Bram Stoker, best known for Dracula, penned an entertaining volume on Famous Impostors. Here we find pretenders to various thrones, dabblers in magic and alchemy, witches and wizards, false claimants to great fortunes, and a number of celebrated hoaxes of bygone times.

One such hoax was the brainchild of professional practical joker Theodore Hook, who bragged of his exploits in The Choice Humorous Works, Ludicrous Adventures, Bons Mots, Puns, and Hoaxes of Theodore Hook. His most famous prank was the Berners Street Hoax. On a bet that he could make any house the most talked about in London, he ordered numerous goods and services to be delivered to an address in Berners Street, all in one day. Hook’s shenanigans are also cited in an essay by Irish writer Robert Lynd on “The Humour of Hoaxes” in The Book of This and That.

The American West in the 19th Century presented opportunities for get-rich-quick schemes that were often founded on swindles. Pioneer and adventurer Asbury Harpending tries to clear his “family name and reputation” in his account of The Great Diamond Hoax, a purported diamond field in California that had in fact been “salted” with cheap gems.

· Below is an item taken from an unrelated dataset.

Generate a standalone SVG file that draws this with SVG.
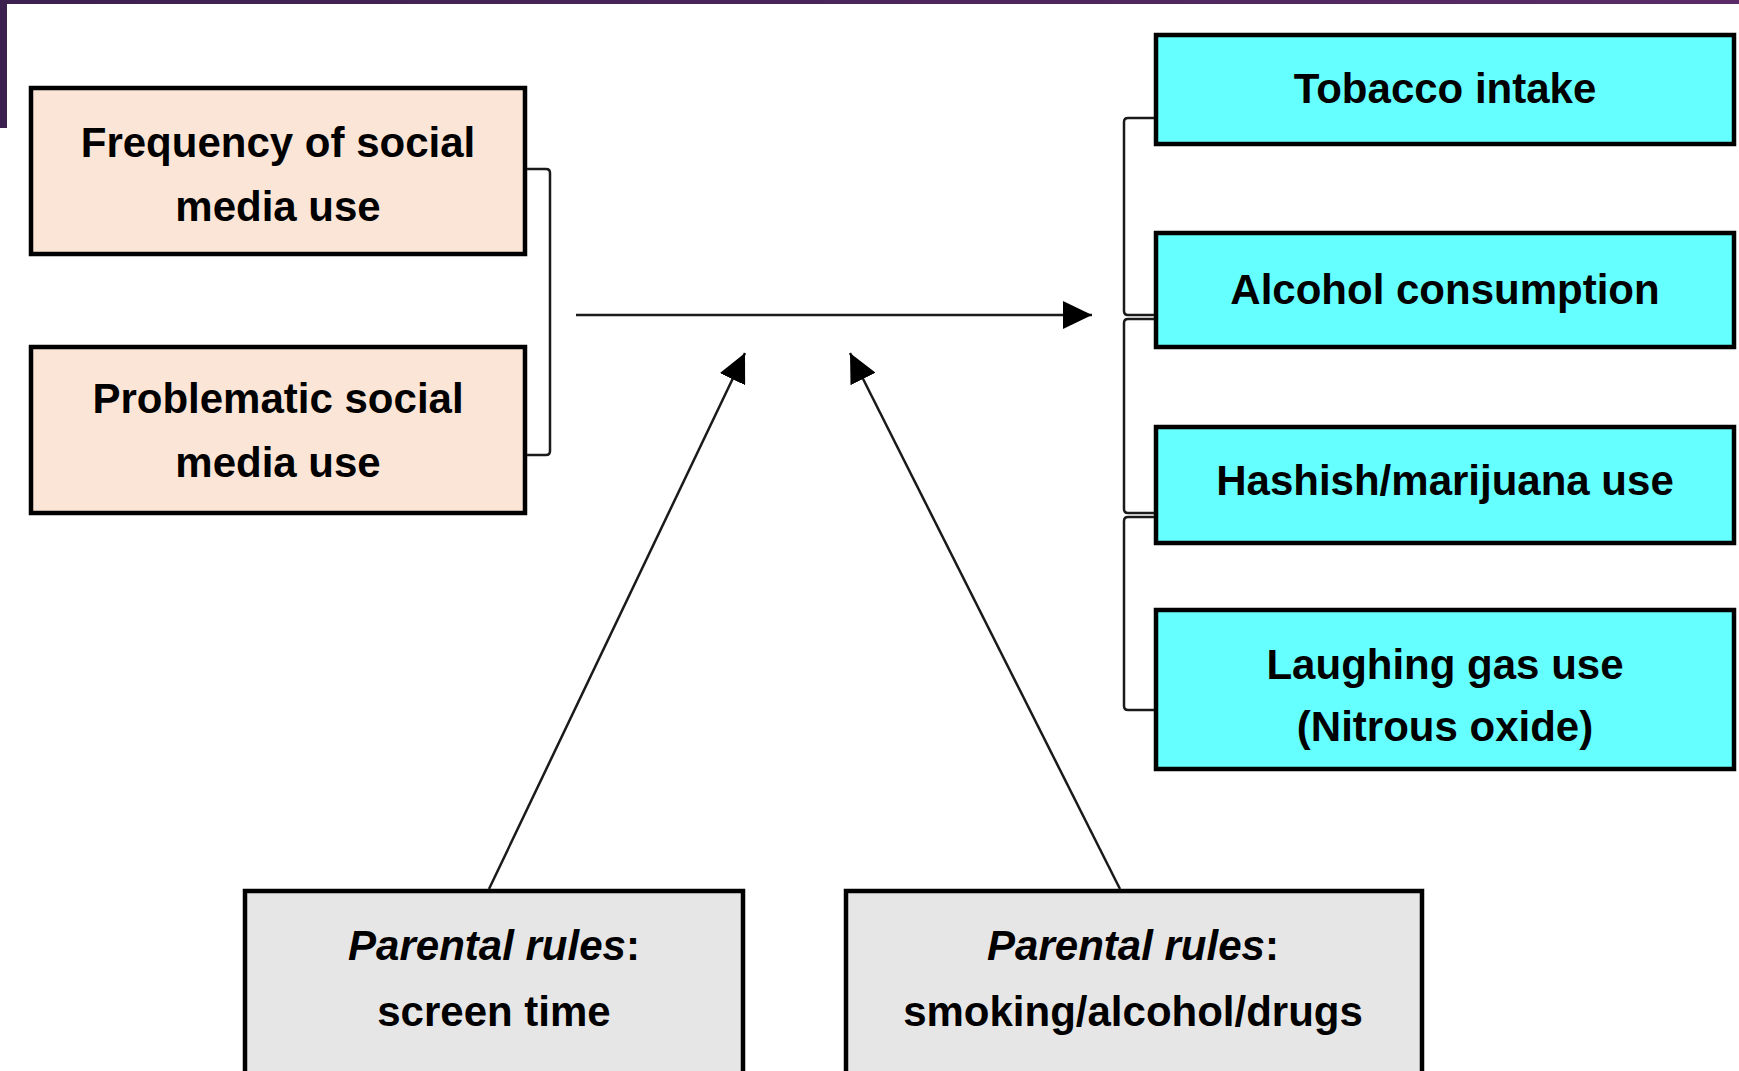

For those who like their pranks dramatized, there’s the one-act farce April Fools, part of an 1889 collection of plays “for Church, School and Parlor Exhibitions.” The plot is a bit reminiscent of Hook’s Berners Street Hoax:

Mr. Peter Dunnbrowne, a gentleman with several unmarried daughters on his hands, receives a note from Mr. John Smith proposing for his daughter Fanny. Presently Mr. James Smith calls, he having received a letter announcing that Mr. D’s mare Fanny is for sale, and an amusing dialogue at cross purposes ensues. This disposed of, Mr. Joseph Smith, an undertaker, calls, he having been notified that Miss Fanny had suddenly died, and another puzzle follows.

We won’t give away the “surprise” ending…

Of course, children love April Fool’s Day pranks, and there are several children’s books at PG with stories about them, including Fun and Frolic, The Last Penny, and A Flock of Girls and Boys.

It just goes to show that Project Gutenberg has something for every occasion — with over 56,000,000* e-books in its library, that’s no surprise.

*56,000. April Fool!

This post was contributed by Linda Cantoni, a Distributed Proofreaders volunteer.

2 Responses to April Fools

  1. genknit says:

    HAHA!! That was a funny joke, up there, with the numbers. ^_^ Thanks for another great blog post.